**WORK TO DO**
All lines in the records below from the line with "Emit a component" through the line with "const barW = x.bandwidth() * 0.4;" are to be given again exactly, both ends included; the pictures are to be left out.
-- begin PROVIDED DATA --
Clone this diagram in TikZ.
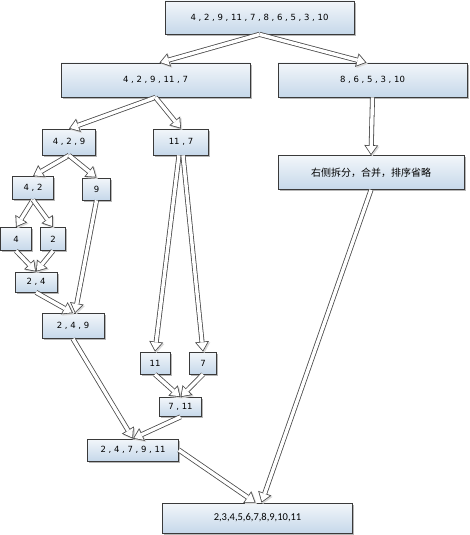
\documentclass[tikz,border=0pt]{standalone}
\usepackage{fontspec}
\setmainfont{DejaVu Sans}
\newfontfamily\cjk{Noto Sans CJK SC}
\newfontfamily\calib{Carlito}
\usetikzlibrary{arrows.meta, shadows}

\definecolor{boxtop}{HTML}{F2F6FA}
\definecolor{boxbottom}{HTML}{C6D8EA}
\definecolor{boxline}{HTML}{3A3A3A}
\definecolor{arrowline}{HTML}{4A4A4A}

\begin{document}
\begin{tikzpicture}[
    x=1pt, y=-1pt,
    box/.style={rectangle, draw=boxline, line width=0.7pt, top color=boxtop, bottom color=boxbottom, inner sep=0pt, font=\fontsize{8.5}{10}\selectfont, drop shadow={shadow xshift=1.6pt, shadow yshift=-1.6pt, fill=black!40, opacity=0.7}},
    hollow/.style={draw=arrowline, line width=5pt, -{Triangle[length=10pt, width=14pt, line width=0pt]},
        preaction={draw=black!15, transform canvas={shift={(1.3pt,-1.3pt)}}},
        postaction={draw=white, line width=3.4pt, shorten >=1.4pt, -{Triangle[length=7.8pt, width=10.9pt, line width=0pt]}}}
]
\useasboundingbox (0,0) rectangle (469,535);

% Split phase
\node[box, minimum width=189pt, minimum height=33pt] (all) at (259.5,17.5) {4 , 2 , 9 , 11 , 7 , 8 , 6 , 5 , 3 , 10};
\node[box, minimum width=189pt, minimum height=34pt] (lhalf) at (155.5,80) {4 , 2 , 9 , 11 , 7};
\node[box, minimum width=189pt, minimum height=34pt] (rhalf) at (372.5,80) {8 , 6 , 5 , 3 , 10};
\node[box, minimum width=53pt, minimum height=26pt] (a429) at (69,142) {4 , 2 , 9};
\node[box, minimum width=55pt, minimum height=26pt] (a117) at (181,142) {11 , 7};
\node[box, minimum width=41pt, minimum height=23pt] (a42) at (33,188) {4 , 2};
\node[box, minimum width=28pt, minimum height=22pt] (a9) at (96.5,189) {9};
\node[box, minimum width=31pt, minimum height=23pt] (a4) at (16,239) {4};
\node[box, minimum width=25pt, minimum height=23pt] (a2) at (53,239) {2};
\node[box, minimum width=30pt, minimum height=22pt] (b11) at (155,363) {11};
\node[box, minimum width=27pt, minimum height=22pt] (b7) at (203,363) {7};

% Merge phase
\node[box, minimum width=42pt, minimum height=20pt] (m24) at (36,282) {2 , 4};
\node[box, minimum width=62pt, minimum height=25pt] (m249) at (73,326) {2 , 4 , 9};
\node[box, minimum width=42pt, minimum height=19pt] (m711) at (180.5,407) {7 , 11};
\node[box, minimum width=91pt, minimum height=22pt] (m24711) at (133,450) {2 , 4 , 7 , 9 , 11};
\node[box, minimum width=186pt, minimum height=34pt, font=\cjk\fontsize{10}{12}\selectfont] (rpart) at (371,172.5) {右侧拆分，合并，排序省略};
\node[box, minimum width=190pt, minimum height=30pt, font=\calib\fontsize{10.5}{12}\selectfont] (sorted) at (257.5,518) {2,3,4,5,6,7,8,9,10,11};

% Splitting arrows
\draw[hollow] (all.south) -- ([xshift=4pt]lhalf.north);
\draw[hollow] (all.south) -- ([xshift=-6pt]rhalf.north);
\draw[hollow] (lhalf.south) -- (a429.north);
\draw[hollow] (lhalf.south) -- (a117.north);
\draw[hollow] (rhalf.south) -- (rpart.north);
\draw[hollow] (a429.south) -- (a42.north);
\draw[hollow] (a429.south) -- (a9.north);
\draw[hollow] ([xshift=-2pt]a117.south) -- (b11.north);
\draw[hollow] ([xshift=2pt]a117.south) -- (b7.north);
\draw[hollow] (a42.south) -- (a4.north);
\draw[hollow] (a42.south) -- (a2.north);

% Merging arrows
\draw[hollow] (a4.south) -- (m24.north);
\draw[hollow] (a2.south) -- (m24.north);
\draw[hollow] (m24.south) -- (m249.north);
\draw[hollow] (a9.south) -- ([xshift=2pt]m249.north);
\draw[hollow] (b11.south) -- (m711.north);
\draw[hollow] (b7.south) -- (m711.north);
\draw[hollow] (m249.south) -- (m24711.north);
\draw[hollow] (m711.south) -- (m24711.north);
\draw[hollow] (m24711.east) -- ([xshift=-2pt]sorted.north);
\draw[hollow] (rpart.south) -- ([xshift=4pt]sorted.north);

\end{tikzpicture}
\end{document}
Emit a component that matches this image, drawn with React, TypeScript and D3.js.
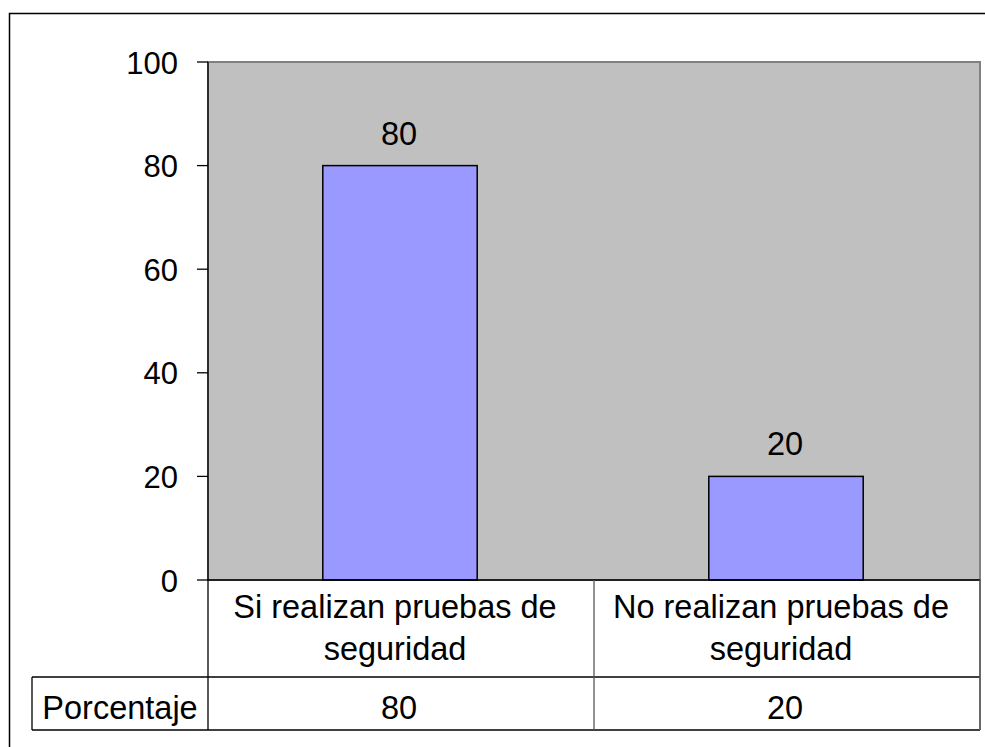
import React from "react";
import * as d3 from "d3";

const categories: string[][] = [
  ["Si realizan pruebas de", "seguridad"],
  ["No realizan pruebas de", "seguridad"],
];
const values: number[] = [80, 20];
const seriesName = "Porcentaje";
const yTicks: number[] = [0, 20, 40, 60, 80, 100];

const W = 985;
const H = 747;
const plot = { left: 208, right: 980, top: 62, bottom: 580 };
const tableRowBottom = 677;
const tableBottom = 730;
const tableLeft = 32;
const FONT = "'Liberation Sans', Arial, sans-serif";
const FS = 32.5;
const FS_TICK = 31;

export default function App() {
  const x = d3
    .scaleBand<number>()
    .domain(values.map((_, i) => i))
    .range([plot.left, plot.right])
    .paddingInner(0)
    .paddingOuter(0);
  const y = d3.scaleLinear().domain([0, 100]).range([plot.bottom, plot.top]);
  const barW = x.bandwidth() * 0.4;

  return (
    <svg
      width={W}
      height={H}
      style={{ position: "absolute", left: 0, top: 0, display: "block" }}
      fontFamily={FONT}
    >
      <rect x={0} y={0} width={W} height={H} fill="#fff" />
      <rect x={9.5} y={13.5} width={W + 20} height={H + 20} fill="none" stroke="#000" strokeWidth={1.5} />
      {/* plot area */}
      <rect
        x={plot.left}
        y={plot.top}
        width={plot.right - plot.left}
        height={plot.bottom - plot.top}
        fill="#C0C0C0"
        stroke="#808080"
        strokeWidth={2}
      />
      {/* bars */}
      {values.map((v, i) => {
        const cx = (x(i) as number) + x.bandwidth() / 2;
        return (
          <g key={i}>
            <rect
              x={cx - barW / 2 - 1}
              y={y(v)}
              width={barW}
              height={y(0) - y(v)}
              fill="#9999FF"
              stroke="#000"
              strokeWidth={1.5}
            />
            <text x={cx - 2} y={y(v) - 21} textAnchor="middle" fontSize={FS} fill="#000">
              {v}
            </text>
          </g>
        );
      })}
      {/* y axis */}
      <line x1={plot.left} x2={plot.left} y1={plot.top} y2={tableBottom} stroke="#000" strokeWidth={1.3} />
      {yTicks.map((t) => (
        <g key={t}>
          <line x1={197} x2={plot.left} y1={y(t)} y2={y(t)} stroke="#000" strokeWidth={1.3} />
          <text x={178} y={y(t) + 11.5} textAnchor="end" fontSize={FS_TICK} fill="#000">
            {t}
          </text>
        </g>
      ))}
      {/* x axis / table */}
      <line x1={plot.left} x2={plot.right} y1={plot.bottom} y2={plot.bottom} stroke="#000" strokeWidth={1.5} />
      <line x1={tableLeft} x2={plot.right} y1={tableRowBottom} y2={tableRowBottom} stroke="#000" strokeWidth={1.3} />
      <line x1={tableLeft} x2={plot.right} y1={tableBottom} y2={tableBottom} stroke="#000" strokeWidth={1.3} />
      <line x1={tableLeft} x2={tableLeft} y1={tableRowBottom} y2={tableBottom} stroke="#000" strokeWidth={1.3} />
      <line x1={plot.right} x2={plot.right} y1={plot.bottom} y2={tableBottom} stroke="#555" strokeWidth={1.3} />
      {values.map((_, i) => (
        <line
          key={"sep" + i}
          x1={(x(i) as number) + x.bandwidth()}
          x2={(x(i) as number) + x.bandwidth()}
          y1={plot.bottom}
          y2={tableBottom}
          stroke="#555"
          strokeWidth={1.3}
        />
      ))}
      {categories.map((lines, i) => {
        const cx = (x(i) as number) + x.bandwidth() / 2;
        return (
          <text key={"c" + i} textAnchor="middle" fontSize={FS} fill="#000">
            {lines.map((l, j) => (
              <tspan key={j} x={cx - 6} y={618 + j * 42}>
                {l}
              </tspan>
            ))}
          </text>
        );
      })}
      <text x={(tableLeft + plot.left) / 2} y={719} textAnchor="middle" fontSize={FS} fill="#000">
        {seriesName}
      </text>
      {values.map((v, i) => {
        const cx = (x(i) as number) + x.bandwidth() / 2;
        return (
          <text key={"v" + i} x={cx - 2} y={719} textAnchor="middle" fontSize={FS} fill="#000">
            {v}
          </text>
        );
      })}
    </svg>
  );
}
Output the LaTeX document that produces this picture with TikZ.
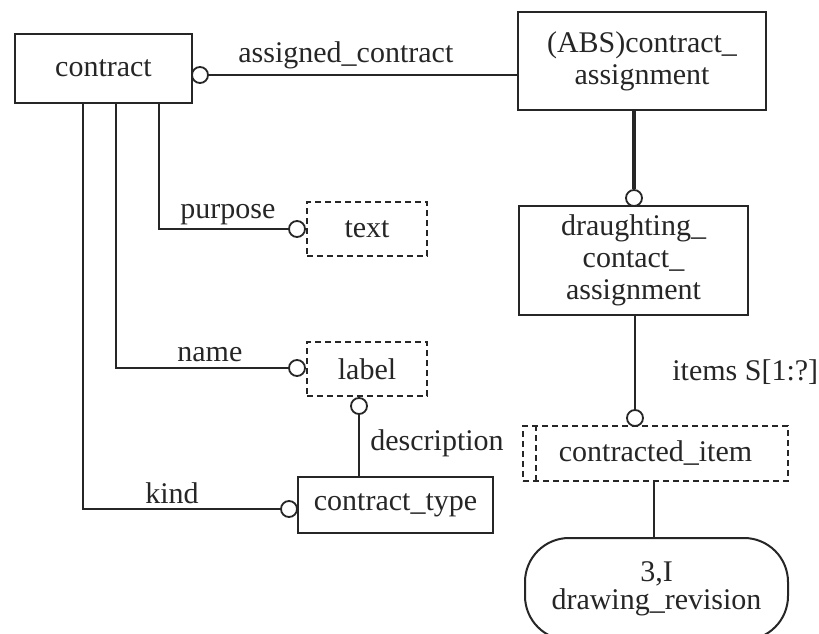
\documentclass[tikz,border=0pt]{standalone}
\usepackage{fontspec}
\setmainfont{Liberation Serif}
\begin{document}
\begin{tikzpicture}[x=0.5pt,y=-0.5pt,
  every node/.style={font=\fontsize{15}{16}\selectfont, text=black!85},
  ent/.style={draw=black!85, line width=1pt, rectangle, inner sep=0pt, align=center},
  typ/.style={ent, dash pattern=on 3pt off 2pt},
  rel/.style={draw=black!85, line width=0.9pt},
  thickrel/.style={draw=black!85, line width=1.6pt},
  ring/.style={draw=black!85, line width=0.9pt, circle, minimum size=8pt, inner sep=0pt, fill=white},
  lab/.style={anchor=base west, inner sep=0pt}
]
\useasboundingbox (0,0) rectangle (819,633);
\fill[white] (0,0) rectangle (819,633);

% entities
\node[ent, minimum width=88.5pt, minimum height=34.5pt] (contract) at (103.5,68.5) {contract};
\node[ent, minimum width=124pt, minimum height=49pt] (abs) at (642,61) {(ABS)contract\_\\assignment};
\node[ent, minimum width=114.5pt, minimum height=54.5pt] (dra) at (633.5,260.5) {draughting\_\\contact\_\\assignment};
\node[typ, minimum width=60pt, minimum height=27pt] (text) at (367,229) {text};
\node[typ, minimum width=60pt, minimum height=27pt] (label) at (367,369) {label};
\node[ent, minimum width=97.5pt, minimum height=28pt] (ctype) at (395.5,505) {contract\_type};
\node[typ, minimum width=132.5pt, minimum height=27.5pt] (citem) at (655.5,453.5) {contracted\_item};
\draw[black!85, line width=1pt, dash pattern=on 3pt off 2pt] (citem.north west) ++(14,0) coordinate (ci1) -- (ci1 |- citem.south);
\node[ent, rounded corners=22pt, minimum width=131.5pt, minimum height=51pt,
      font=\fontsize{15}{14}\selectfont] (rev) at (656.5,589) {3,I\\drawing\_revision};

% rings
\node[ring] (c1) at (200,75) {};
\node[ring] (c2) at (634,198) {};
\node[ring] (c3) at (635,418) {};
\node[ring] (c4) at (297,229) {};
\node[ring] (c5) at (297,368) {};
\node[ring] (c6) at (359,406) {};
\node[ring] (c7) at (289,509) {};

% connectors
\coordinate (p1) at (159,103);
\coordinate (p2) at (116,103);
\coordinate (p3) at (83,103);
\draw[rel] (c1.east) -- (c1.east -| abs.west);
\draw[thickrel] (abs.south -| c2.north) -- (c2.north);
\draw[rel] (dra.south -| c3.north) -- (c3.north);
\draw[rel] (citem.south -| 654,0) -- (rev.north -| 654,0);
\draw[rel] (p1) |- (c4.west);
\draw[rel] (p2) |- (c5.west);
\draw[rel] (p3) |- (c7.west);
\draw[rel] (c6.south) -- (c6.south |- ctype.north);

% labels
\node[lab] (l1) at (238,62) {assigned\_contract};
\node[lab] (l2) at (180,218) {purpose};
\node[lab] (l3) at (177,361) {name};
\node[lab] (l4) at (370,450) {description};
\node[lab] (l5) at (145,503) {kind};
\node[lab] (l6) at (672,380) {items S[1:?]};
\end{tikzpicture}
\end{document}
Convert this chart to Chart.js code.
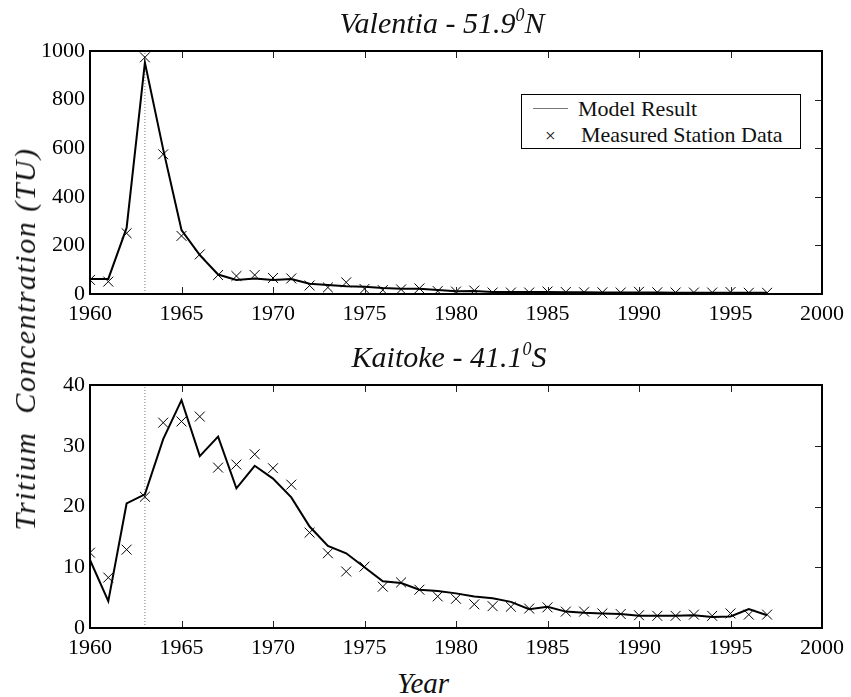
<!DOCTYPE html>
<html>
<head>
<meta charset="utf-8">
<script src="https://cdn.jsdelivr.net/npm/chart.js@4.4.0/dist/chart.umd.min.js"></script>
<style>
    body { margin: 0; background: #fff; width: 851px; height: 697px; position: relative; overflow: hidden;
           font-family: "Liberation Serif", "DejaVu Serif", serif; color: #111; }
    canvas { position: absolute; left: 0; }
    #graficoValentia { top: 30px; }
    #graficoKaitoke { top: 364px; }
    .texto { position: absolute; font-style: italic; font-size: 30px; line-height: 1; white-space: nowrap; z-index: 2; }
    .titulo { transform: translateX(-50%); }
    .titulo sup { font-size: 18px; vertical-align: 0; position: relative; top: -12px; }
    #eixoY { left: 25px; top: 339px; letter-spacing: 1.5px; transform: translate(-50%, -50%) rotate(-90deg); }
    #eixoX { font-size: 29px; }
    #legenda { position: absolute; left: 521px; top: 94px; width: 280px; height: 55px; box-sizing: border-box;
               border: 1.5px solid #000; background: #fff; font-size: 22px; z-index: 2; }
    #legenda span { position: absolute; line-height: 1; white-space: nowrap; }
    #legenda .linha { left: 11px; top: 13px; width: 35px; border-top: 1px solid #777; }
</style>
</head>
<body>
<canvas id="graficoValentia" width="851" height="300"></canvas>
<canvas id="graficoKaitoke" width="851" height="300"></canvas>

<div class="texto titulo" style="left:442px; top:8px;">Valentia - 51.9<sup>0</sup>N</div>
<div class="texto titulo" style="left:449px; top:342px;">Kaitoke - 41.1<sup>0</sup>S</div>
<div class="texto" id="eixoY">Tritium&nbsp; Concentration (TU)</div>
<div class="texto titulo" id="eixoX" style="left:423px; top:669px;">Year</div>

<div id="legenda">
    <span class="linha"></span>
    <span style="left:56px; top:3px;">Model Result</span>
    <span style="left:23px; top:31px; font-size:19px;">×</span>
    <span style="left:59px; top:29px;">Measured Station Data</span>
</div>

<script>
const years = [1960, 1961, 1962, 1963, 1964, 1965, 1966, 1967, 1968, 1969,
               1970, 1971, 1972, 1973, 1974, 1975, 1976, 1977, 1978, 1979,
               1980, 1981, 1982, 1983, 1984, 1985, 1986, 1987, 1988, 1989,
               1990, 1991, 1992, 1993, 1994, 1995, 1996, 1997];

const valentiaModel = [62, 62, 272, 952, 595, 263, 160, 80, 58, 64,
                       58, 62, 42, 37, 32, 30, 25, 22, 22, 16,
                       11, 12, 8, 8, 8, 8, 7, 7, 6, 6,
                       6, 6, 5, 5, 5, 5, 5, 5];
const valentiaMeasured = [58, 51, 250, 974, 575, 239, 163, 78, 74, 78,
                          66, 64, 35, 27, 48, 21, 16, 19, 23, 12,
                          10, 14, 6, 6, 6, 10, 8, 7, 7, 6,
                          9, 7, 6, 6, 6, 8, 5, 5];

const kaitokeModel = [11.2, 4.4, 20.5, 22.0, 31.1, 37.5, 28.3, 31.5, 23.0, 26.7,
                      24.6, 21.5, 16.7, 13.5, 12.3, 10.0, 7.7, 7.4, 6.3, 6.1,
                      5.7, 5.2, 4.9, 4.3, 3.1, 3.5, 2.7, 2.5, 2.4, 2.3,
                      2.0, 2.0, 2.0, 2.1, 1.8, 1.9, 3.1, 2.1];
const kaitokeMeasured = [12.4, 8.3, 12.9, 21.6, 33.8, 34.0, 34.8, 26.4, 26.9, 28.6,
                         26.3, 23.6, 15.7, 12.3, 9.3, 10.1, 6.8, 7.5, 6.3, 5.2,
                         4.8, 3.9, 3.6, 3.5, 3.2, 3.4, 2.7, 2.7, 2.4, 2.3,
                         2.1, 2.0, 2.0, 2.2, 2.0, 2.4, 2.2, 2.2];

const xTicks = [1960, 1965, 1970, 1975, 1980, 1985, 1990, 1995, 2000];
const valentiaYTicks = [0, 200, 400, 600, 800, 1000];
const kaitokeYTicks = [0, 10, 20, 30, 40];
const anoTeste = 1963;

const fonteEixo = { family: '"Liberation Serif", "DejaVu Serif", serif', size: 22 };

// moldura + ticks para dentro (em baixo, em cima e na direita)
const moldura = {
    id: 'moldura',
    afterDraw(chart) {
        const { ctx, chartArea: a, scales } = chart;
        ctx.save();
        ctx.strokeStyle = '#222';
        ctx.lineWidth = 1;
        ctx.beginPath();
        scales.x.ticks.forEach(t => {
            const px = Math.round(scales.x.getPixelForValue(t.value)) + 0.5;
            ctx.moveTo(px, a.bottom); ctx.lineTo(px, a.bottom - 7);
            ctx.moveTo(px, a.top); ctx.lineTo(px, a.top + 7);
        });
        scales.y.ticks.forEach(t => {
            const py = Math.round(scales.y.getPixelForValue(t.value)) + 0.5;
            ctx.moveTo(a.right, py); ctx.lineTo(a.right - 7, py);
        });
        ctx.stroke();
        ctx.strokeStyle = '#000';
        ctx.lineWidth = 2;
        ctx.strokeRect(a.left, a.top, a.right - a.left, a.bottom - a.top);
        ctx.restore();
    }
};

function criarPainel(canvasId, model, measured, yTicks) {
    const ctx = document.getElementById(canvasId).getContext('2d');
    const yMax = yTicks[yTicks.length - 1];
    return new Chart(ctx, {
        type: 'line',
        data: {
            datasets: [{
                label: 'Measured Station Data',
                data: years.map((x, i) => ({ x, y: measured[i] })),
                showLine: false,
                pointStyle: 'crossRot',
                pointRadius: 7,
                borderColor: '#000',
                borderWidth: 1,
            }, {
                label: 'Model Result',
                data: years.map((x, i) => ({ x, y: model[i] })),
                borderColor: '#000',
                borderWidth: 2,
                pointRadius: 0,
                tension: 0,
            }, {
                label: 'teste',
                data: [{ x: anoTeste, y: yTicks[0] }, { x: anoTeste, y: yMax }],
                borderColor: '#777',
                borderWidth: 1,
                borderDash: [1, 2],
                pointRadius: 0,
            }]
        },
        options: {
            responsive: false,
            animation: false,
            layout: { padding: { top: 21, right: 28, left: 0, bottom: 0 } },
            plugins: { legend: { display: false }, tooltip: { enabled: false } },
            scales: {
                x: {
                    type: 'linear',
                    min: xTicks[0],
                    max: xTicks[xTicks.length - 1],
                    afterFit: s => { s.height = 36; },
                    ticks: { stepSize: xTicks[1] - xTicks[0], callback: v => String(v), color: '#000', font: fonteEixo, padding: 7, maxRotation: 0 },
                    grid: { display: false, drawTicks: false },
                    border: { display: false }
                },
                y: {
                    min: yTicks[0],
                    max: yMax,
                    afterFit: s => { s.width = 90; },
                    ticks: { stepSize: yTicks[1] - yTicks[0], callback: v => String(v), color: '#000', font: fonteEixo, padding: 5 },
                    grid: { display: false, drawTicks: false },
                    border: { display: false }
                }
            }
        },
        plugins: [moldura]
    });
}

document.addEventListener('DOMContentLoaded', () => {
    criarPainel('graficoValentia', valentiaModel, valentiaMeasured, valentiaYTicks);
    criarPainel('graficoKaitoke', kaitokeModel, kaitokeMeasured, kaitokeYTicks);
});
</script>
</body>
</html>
-- end PROVIDED DATA --
**SOLUTION**
Emit a component that matches this image, drawn with React, TypeScript and D3.js.
import React from "react";
import * as d3 from "d3";

const categories: string[][] = [
  ["Si realizan pruebas de", "seguridad"],
  ["No realizan pruebas de", "seguridad"],
];
const values: number[] = [80, 20];
const seriesName = "Porcentaje";
const yTicks: number[] = [0, 20, 40, 60, 80, 100];

const W = 985;
const H = 747;
const plot = { left: 208, right: 980, top: 62, bottom: 580 };
const tableRowBottom = 677;
const tableBottom = 730;
const tableLeft = 32;
const FONT = "'Liberation Sans', Arial, sans-serif";
const FS = 32.5;
const FS_TICK = 31;

export default function App() {
  const x = d3
    .scaleBand<number>()
    .domain(values.map((_, i) => i))
    .range([plot.left, plot.right])
    .paddingInner(0)
    .paddingOuter(0);
  const y = d3.scaleLinear().domain([0, 100]).range([plot.bottom, plot.top]);
  const barW = x.bandwidth() * 0.4;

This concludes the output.